Some of the folks who have had the toughest time are our seniors who live in nursing homes. There are 169 nursing homes in New York City. They're largely for-profit enterprises. Today I want to talk about a four-part plan to address the needs of our seniors, particularly our seniors in nursing homes.
First, all roads lead to testing. Starting next week we will offer the diagnostic tests to every nursing home in New York City. This will be for onsite testing in the nursing homes. As many test kits as the nursing home needs, all 169 of them, and whatever amount of tests they need, whatever amount of lab capacity they need, we will find it for them. If every nursing home does this consistently, we believe it will take us up to a need of about 3,000 tests a day. We don't control them. There's a few that are in the domain of our public health system, but the vast majority are private nonprofit that we don't control, we don't regulate, but we're offering this to all for free. We'll ramp it up immediately, and then continue as long as it takes. If this needs to go on for months and months, we will continue for months and months.
Second part, we're going to provide more staff. When you start doing more and more testing, you will find more people who test positive, and that will include some of the good, valiant people who work in our nursing homes. Anyone who tests positive who works in a nursing home has to stay away for 14 days. You're going to have staffing shortages. The city of New York is committed to filling those gaps, to making sure there's enough personnel for every nursing home.
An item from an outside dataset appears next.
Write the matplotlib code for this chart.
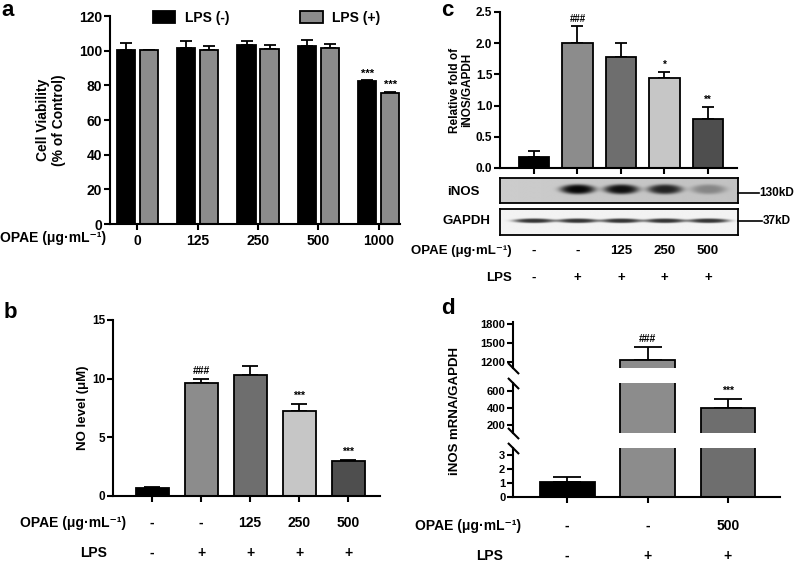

We've been sending additional personnel already to nursing homes. We put in place almost 250 additional staff in nursing homes citywide, nurses, nurses aides, other staff. We will continue to fulfill the requests from every nursing home. By the end of next week, every outstanding staffing requests from every nursing home in New York City will be fulfilled by the city of New York.
Part three, outbreak response team. Wherever we see an outbreak, even if itís as localized as happening in a single nursing home, we want to act immediately. So, we have 10 outbreak response teams ready, teams of minimum three people led by our Health Department. Each team has an epidemiologist as the lead individual in the team, but they'll bring in additional experts in infection control, mental health, whatever it takes to assist that nursing home to address what they're facing and fix it and move forward. This is for nursing homes and it's also for other congregate settings that serve our seniors, like assisted living facilities.
And then part four is looking ahead to the future. I think we need to think about a time where more and more of the care given to our seniors is given to them at home. We got to make that the norm more and more. We got to think about why so many people ended up in a nursing home, including a lot of seniors who didn't want to be there. There may be a better way, not only in terms of what the senior wants and what's right for them emotionally and what their aspirations are, but literally for health care for that senior and for everyone. Having folks at home is in many ways not only a better quality of life, but it's a better place to care for someone done right. It's a better place to make sure that people have the support they need, and, if people are living at home, there's much less chance of being exposed to a disease that's spreading. What would it take to reprogram our city towards being much more focused on helping our seniors to stay home and have all the support they need? It's not something I can tell you we can do today, but it will be part of our recovery planning. We're not just going to bring this city back, we're going to bring it back stronger, better, and fairer. We're going to look at how to maximize home-based care rather than nursing home care so we can support our seniors better.